### WORK TO COMPLETE
In your copy, include every line of the listing below exactly but none of the pictures.

+===+

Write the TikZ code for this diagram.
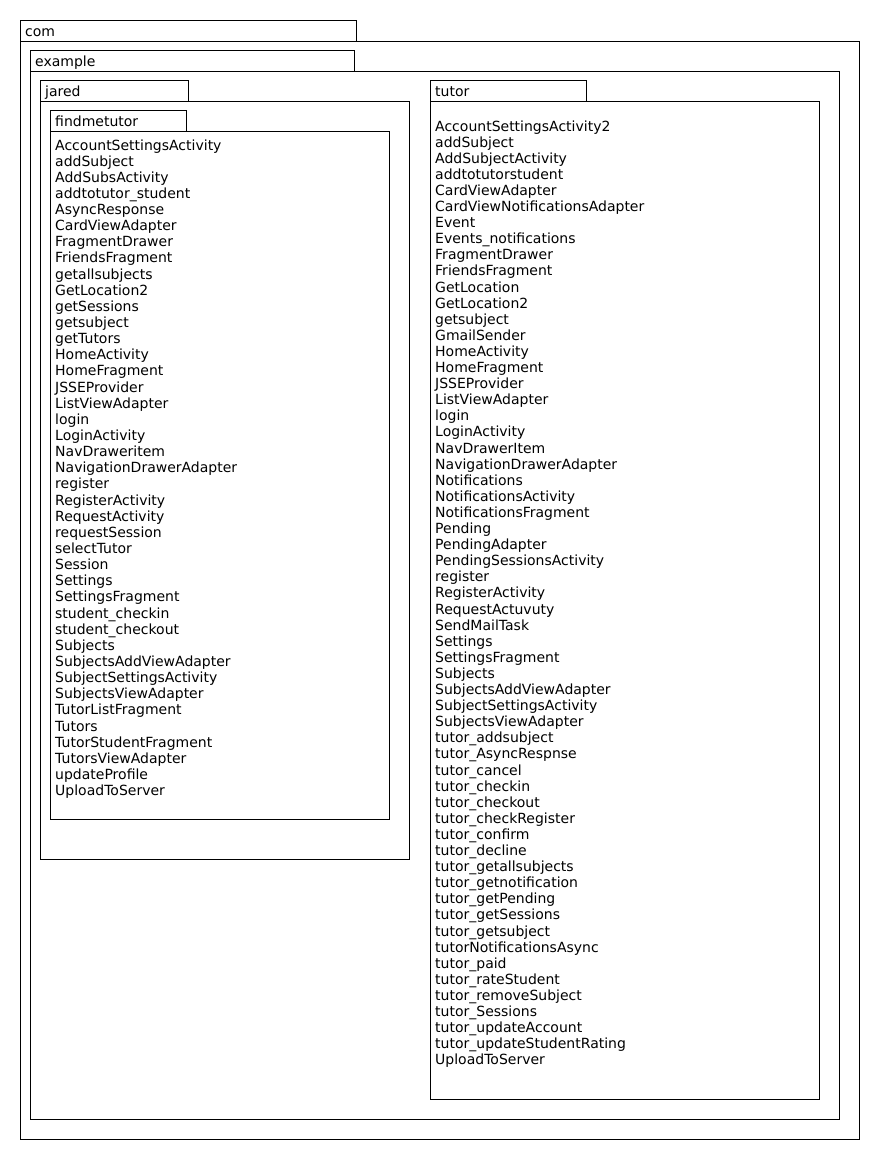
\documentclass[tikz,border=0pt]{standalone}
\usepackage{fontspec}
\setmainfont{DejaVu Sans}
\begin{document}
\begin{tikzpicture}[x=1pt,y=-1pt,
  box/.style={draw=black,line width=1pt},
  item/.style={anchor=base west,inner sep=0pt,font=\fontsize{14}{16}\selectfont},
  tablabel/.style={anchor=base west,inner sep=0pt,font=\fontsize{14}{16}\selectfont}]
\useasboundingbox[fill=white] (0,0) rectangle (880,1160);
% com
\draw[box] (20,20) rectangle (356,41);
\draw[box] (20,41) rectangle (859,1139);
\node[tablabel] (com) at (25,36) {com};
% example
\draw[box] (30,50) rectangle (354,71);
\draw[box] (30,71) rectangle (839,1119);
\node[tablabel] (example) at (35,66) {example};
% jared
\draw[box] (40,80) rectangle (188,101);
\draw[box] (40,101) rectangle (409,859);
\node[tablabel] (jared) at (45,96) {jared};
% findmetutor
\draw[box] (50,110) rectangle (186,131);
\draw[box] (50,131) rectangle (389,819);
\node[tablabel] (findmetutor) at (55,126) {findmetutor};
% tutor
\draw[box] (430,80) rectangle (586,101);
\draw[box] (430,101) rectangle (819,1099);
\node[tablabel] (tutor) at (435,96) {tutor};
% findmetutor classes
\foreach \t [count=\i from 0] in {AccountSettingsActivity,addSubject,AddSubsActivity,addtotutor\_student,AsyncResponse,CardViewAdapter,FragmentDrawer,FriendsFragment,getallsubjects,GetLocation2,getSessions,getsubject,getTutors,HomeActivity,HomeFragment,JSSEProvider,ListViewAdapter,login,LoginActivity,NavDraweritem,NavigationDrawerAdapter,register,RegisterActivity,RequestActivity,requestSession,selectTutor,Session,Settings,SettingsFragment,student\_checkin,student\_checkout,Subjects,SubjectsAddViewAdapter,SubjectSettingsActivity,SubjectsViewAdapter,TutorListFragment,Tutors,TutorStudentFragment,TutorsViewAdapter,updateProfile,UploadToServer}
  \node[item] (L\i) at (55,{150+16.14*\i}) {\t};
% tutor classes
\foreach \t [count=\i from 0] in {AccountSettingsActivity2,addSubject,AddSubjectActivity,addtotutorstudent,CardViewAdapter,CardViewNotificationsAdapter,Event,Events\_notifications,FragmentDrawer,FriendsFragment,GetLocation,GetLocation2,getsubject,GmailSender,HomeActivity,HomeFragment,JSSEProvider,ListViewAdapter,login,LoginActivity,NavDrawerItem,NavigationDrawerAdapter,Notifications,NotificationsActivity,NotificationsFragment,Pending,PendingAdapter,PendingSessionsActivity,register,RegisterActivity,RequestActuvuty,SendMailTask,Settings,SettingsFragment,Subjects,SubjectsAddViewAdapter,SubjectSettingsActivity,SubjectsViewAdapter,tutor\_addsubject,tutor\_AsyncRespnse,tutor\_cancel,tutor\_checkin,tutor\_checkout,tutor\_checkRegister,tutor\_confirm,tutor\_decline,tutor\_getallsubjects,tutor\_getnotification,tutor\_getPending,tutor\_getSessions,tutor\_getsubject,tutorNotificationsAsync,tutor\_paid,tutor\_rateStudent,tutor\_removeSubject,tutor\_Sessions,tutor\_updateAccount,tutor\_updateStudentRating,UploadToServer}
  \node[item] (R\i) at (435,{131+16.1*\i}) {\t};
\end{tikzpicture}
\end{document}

+===+

### CORRECT RESPONSE
Write the TikZ code for this diagram.
\documentclass[tikz,border=0pt]{standalone}
\usepackage{fontspec}
\setmainfont{DejaVu Sans}
\begin{document}
\begin{tikzpicture}[x=1pt,y=-1pt,
  box/.style={draw=black,line width=1pt},
  item/.style={anchor=base west,inner sep=0pt,font=\fontsize{14}{16}\selectfont},
  tablabel/.style={anchor=base west,inner sep=0pt,font=\fontsize{14}{16}\selectfont}]
\useasboundingbox[fill=white] (0,0) rectangle (880,1160);
% com
\draw[box] (20,20) rectangle (356,41);
\draw[box] (20,41) rectangle (859,1139);
\node[tablabel] (com) at (25,36) {com};
% example
\draw[box] (30,50) rectangle (354,71);
\draw[box] (30,71) rectangle (839,1119);
\node[tablabel] (example) at (35,66) {example};
% jared
\draw[box] (40,80) rectangle (188,101);
\draw[box] (40,101) rectangle (409,859);
\node[tablabel] (jared) at (45,96) {jared};
% findmetutor
\draw[box] (50,110) rectangle (186,131);
\draw[box] (50,131) rectangle (389,819);
\node[tablabel] (findmetutor) at (55,126) {findmetutor};
% tutor
\draw[box] (430,80) rectangle (586,101);
\draw[box] (430,101) rectangle (819,1099);
\node[tablabel] (tutor) at (435,96) {tutor};
% findmetutor classes
\foreach \t [count=\i from 0] in {AccountSettingsActivity,addSubject,AddSubsActivity,addtotutor\_student,AsyncResponse,CardViewAdapter,FragmentDrawer,FriendsFragment,getallsubjects,GetLocation2,getSessions,getsubject,getTutors,HomeActivity,HomeFragment,JSSEProvider,ListViewAdapter,login,LoginActivity,NavDraweritem,NavigationDrawerAdapter,register,RegisterActivity,RequestActivity,requestSession,selectTutor,Session,Settings,SettingsFragment,student\_checkin,student\_checkout,Subjects,SubjectsAddViewAdapter,SubjectSettingsActivity,SubjectsViewAdapter,TutorListFragment,Tutors,TutorStudentFragment,TutorsViewAdapter,updateProfile,UploadToServer}
  \node[item] (L\i) at (55,{150+16.14*\i}) {\t};
% tutor classes
\foreach \t [count=\i from 0] in {AccountSettingsActivity2,addSubject,AddSubjectActivity,addtotutorstudent,CardViewAdapter,CardViewNotificationsAdapter,Event,Events\_notifications,FragmentDrawer,FriendsFragment,GetLocation,GetLocation2,getsubject,GmailSender,HomeActivity,HomeFragment,JSSEProvider,ListViewAdapter,login,LoginActivity,NavDrawerItem,NavigationDrawerAdapter,Notifications,NotificationsActivity,NotificationsFragment,Pending,PendingAdapter,PendingSessionsActivity,register,RegisterActivity,RequestActuvuty,SendMailTask,Settings,SettingsFragment,Subjects,SubjectsAddViewAdapter,SubjectSettingsActivity,SubjectsViewAdapter,tutor\_addsubject,tutor\_AsyncRespnse,tutor\_cancel,tutor\_checkin,tutor\_checkout,tutor\_checkRegister,tutor\_confirm,tutor\_decline,tutor\_getallsubjects,tutor\_getnotification,tutor\_getPending,tutor\_getSessions,tutor\_getsubject,tutorNotificationsAsync,tutor\_paid,tutor\_rateStudent,tutor\_removeSubject,tutor\_Sessions,tutor\_updateAccount,tutor\_updateStudentRating,UploadToServer}
  \node[item] (R\i) at (435,{131+16.1*\i}) {\t};
\end{tikzpicture}
\end{document}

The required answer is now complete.